Alors que d'un côté, Jean-Louis Borloo serine qu'il est indispensable de donner une impulsion à la croissance verte en soutenant les produits les plus vertueux, face à lui, le ministère des Finances pointe du doigt le déficit budgétaire occasionné par la mise en œuvre du mécanisme pour les véhicules.
Bonus malus : la frilosité de Bercy
Depuis décembre 2007, un bonus de 200 à 1.000 euros pour les voitures émettant moins de 130 grammes de CO2 et un malus de 200 à 2600 € est prélevé pour tout achat de véhicule émettant plus de 161g de CO2/km. Un « super bonus » de 300 € est également prévu pour tout achat d'un véhicule bénéficiant d'un bonus s'accompagnant du retrait d'un véhicule de plus de 15 ans.
Problème : selon Bercy, le système de bonus malus appliqué à l'achat de véhicules neufs a engendré un déficit budgétaire de 140 millions d'euros depuis sa mise en oeuvre. Conjugué à l'envolée du prix du litre d'essence, les achats se sont en effet massivement déplacés vers les modèles les plus économes, avec 44 % des ventes contre moins de 30 % avant la mise en place du bonus malus.

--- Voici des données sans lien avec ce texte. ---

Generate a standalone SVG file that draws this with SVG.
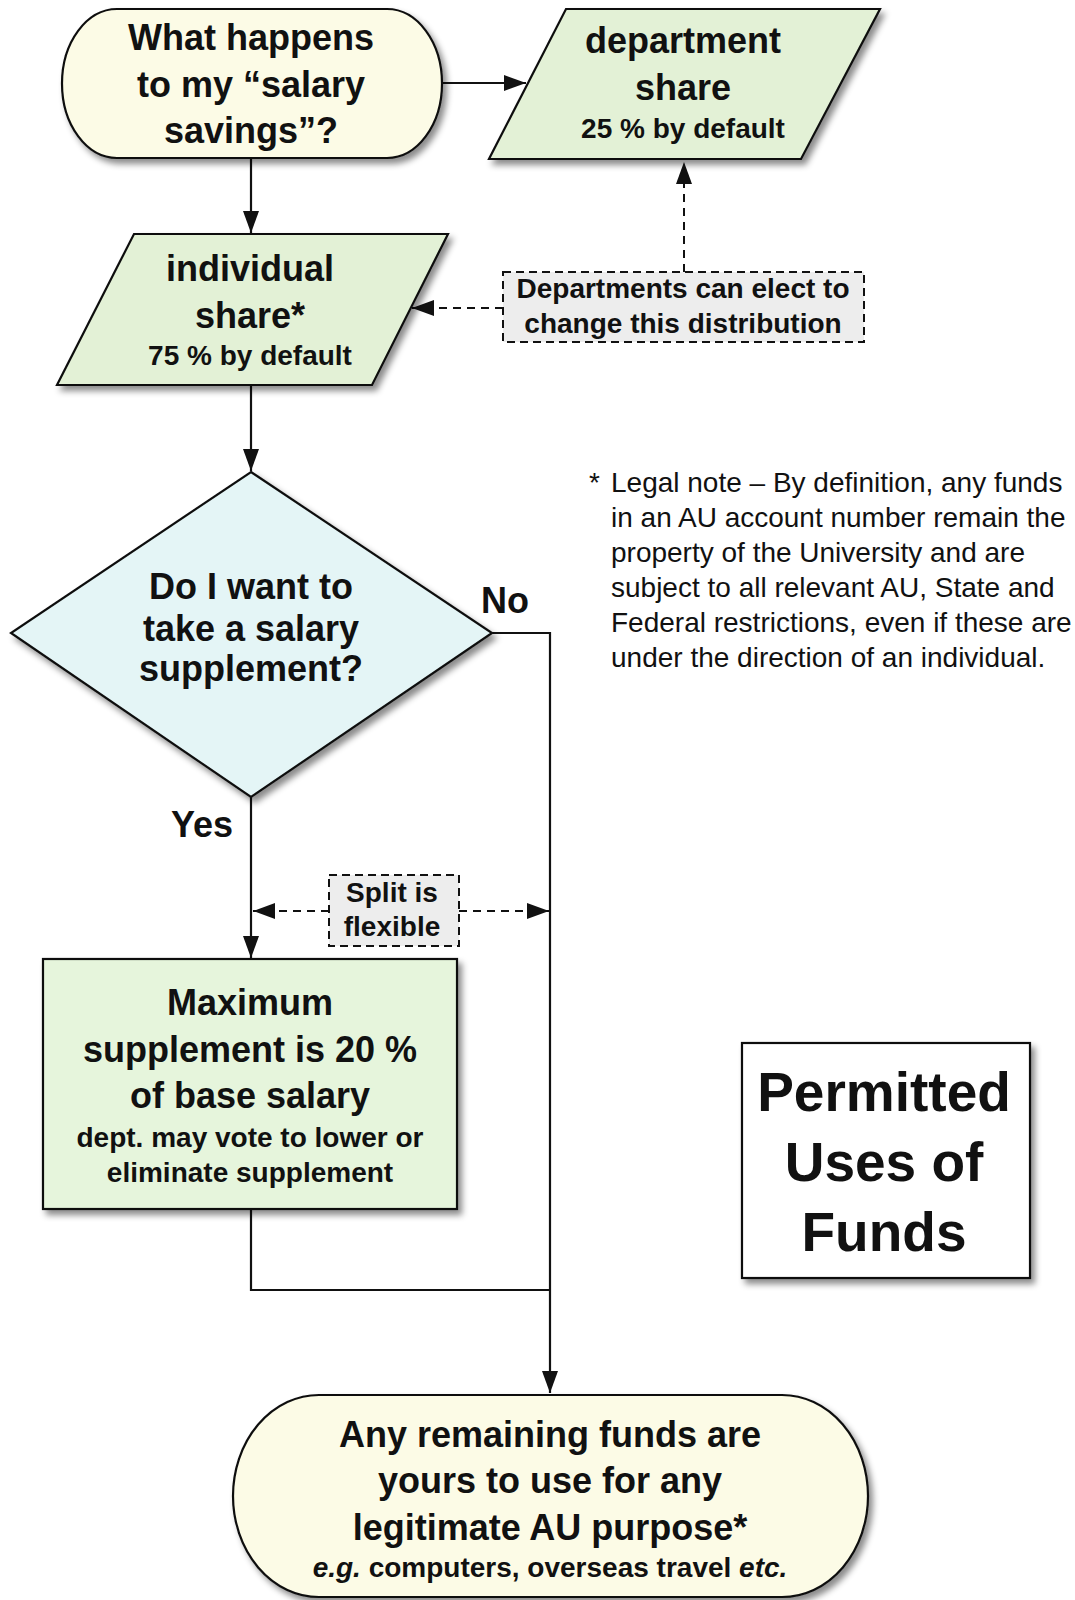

Trop de bonus versé, pas assez de malus récolté, le système qui visait à être équilibré au niveau budgétaire a été victime de son succès !
Pour parvenir à l'équilibre budgétaire, le MEEDDAT a un temps envisagé d'abaisser à 120 g de CO2 / km le seuil permettant de bénéficier du bonus. Une proposition rapidement abandonnée afin de ne pas pénaliser les consommateurs. Le gouvernement a alors envisagé d'augmenter le montant des malus, entraînant une levée des boucliers des constructeurs automobiles.
En attendant que Jean-Louis Borloo revoie sa copie, Bercy a affiché sa frilosité quant à l'extension du système à d'autres catégories de produits. Interrogée lors du Grand Jury RTL – Le Figaro – LCI, la ministre de l'Economie Christine Lagarde a insisté sur le fait que le mécanisme devait être neutre fiscalement, faisable et efficace : on ne peut pas payer des tonnes de bonus et encaisser un tout petit résiduel de malus.
Le ministre du Développement durable assure de son côté que le consensus budgétaire peut être rendu possible en travaillant sur la neutralité du système. Un mauvais produit doit financer le bon, a-t-il déclaré, ce qui permettrait de parvenir globalement à l'équilibre au niveau budgétaire.
De nombreuses questions en suspens quant à l'extension du bonus malus
Si, selon Jean-Louis Borloo, le principe de l'extension du bonus malus à d'autres familles de produits est acquis, il reste à définir la liste des nouvelles cibles et avec elles, les modalités de calculs qui décideront si un produit et vertueux ou pas. Car la vraie difficulté réside là : comment définir des normes de calculs indiscutables, comment mesurer de façon scientifique l'impact d'un produit ? Faut-il prendre en compte son transport, son impact environnemental du berceau à la tombe ?
Autre réserve : le pouvoir d'achat. Comment ne pas pénaliser les consommateurs en cette période de forte tension sur le pouvoir d'achat ? Les détracteurs du bonus malus écologique soulignent en effet le risque de faire porter aux citoyens les moins avantagés le coût de cette révolution écologique.
Enfin, les modalités de mise en œuvre du dispositif restent à définir. Selon le quotidien Les Echos du 10 septembre, l'architecture du futur mécanisme passera par la création de nouvelles taxes et la distribution de coupons de réduction. (…) Côté malus, les réflexions sont plus avancées. L'idée est de créer une nouvelle taxe générale sur les activités polluantes (TGAP) pour chaque famille de produits visée. Celle-ci sera payée directement par les industriels, libre à eux de reporter ou non l'augmentation sur la facture. L'argent pourra alors être versé dans des fonds d'aide à l'acquisition de produits plus vertueux.
Si une vingtaine de produits (électro ménager, téléviseurs, ampoules) devaient être concernés dans un premier temps par l'extension du bonus malus, on s'orienterait aujourd'hui vers un nombre plus limité de cibles.
Le principe devrait être validé d'ici fin septembre, lors de l'examen du projet de loi de Finances 2009.